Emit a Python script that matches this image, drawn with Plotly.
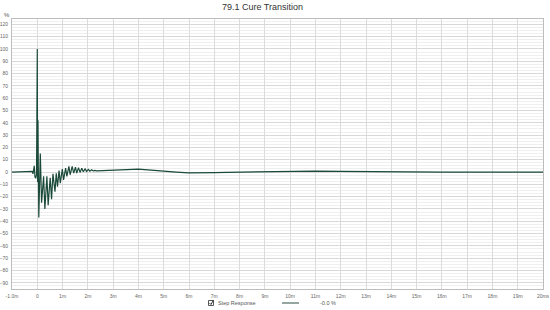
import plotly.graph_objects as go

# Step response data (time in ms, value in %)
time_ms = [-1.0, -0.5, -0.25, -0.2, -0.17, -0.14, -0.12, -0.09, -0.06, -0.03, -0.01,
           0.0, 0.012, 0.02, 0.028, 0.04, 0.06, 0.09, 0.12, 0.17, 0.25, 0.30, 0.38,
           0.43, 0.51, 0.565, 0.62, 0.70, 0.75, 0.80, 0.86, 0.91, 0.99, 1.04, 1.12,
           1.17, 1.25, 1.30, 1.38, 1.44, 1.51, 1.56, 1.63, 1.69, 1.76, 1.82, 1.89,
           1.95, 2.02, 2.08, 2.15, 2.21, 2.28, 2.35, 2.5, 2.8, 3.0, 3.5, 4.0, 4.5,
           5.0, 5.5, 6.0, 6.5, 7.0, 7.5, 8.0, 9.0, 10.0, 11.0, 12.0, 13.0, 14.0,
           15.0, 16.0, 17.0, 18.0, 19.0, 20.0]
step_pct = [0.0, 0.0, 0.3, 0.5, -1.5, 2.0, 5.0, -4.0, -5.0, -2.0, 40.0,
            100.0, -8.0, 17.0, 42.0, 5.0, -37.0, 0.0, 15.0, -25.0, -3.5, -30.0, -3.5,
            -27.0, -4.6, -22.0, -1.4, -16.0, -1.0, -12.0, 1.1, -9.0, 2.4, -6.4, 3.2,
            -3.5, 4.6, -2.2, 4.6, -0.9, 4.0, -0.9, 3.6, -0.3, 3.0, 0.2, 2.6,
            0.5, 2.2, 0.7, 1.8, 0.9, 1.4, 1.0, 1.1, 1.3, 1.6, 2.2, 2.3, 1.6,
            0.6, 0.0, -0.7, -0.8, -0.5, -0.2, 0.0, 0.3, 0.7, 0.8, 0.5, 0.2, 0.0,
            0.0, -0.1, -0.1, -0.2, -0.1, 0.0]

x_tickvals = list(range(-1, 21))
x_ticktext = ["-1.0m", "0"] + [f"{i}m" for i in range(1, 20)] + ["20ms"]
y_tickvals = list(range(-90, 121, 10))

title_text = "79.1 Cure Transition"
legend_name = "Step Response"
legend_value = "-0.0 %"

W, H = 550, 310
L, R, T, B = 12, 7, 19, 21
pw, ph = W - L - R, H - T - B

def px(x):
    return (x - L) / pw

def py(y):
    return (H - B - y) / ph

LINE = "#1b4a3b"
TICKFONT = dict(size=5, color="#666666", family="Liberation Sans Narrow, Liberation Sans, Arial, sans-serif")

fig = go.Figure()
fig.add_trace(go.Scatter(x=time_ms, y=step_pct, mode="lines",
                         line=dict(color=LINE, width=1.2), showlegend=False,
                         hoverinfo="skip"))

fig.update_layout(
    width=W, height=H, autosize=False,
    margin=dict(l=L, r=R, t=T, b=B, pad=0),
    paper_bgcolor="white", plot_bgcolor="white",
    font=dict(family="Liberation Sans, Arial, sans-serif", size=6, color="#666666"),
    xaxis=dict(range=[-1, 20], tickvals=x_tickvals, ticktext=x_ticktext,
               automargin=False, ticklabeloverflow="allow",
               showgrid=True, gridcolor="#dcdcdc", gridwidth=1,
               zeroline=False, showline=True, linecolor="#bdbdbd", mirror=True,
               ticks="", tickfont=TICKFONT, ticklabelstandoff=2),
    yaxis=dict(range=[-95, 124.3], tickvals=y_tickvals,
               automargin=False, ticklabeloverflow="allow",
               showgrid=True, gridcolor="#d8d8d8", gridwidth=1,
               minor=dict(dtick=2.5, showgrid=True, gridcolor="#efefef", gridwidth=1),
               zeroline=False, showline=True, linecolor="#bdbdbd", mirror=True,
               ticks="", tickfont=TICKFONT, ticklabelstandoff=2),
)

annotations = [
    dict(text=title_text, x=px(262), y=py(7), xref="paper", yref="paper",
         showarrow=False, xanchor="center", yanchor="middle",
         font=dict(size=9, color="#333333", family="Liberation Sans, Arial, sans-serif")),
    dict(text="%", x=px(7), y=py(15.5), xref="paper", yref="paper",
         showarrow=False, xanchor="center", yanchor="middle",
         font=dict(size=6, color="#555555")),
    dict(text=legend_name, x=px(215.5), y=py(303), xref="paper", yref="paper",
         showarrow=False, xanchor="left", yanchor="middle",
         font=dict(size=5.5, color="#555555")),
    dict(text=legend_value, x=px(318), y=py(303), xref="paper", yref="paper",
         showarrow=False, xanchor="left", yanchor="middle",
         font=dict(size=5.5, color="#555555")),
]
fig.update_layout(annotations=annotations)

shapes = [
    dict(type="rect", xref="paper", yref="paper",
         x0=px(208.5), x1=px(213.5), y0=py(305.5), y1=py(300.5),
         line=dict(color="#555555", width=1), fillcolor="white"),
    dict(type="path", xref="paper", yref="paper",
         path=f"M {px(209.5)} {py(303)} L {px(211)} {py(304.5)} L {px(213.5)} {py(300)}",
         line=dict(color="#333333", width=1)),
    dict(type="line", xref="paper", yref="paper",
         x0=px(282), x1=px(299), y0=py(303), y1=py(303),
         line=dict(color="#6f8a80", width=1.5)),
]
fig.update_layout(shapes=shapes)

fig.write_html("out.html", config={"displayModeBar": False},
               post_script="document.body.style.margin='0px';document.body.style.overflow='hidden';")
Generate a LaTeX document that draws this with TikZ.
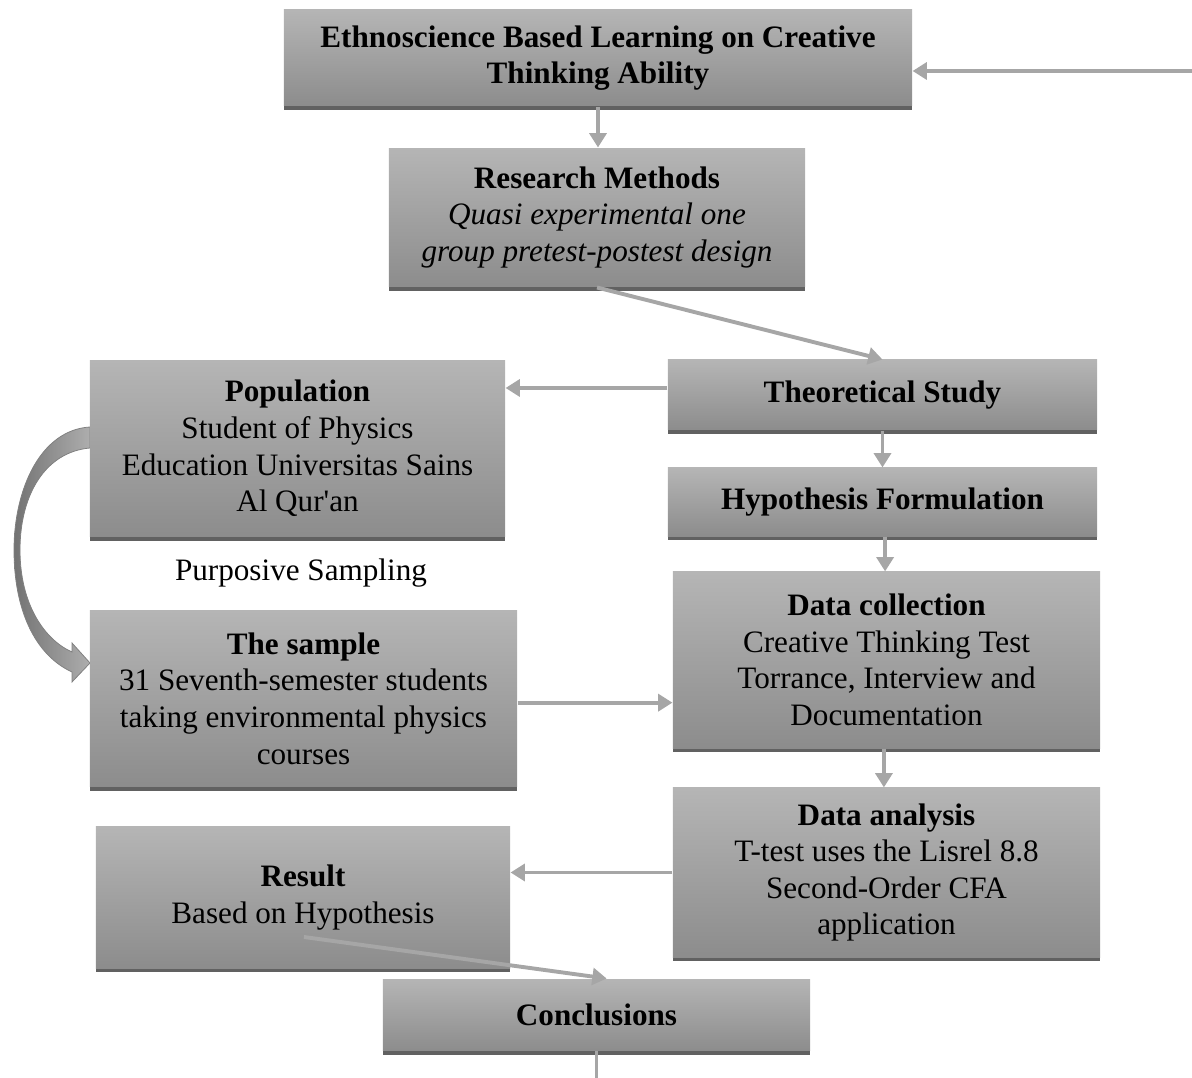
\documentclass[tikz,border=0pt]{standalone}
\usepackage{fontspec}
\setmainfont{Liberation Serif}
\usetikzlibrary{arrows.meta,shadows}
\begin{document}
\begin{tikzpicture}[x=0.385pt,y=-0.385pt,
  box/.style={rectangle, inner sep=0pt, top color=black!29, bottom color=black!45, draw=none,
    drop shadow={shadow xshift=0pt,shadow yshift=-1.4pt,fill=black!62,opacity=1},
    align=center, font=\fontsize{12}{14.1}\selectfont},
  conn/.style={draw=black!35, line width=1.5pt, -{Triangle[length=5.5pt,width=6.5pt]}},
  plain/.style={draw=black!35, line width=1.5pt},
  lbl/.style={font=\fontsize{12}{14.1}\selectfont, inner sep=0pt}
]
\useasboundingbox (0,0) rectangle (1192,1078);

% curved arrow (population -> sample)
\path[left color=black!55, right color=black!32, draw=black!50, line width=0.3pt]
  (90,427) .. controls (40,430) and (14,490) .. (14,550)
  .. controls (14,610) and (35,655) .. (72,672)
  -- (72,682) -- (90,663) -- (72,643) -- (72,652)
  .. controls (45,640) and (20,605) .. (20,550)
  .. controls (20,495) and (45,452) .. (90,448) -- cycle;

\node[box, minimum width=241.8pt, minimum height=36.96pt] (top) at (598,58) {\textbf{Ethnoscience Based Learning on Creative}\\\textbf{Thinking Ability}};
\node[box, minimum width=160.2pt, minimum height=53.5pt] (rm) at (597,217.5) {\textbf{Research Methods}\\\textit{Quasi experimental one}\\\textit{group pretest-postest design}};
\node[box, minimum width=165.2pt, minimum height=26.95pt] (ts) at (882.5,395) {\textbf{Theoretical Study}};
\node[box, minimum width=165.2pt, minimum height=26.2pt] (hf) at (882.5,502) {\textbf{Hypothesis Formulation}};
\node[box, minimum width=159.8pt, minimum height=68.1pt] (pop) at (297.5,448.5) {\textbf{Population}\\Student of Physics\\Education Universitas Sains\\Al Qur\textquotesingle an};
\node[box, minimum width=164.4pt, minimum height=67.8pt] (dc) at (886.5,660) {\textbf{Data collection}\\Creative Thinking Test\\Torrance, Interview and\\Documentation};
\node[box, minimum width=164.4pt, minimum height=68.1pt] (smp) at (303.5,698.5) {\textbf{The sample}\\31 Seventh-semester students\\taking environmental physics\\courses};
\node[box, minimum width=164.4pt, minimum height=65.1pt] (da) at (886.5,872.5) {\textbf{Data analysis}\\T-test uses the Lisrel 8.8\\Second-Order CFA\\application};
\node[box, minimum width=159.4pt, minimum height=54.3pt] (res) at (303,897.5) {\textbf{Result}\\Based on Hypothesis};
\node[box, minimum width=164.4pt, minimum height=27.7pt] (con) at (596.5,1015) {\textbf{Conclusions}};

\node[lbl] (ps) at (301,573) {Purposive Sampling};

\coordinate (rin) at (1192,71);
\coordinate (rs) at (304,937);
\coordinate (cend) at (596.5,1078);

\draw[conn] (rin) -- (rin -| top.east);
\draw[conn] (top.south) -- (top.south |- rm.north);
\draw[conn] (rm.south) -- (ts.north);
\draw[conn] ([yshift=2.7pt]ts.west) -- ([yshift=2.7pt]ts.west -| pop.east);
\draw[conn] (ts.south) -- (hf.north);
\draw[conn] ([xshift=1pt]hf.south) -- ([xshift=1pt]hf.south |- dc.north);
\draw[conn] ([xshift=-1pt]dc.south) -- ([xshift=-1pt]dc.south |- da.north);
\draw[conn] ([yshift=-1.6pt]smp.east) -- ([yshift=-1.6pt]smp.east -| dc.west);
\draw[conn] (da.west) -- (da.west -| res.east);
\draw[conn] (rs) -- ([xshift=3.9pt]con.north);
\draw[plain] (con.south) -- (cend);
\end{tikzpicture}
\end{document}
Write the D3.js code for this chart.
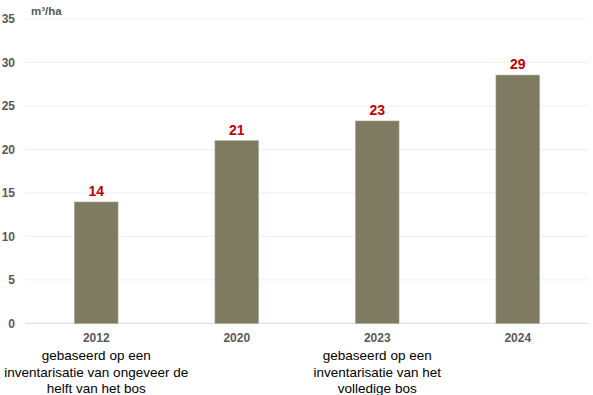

┄┄┄┄┄┄┄┄┄┄┄┄┄┄┄┄┄┄┄┄

From the first line of the entries above down to the line holding "import plotly.graph_objects as go", quote each line exactly and nothing else, skipping pictures.

ANSWER TO THIS EXERCISE:
Emit a Python script that matches this image, drawn with Plotly.
import plotly.graph_objects as go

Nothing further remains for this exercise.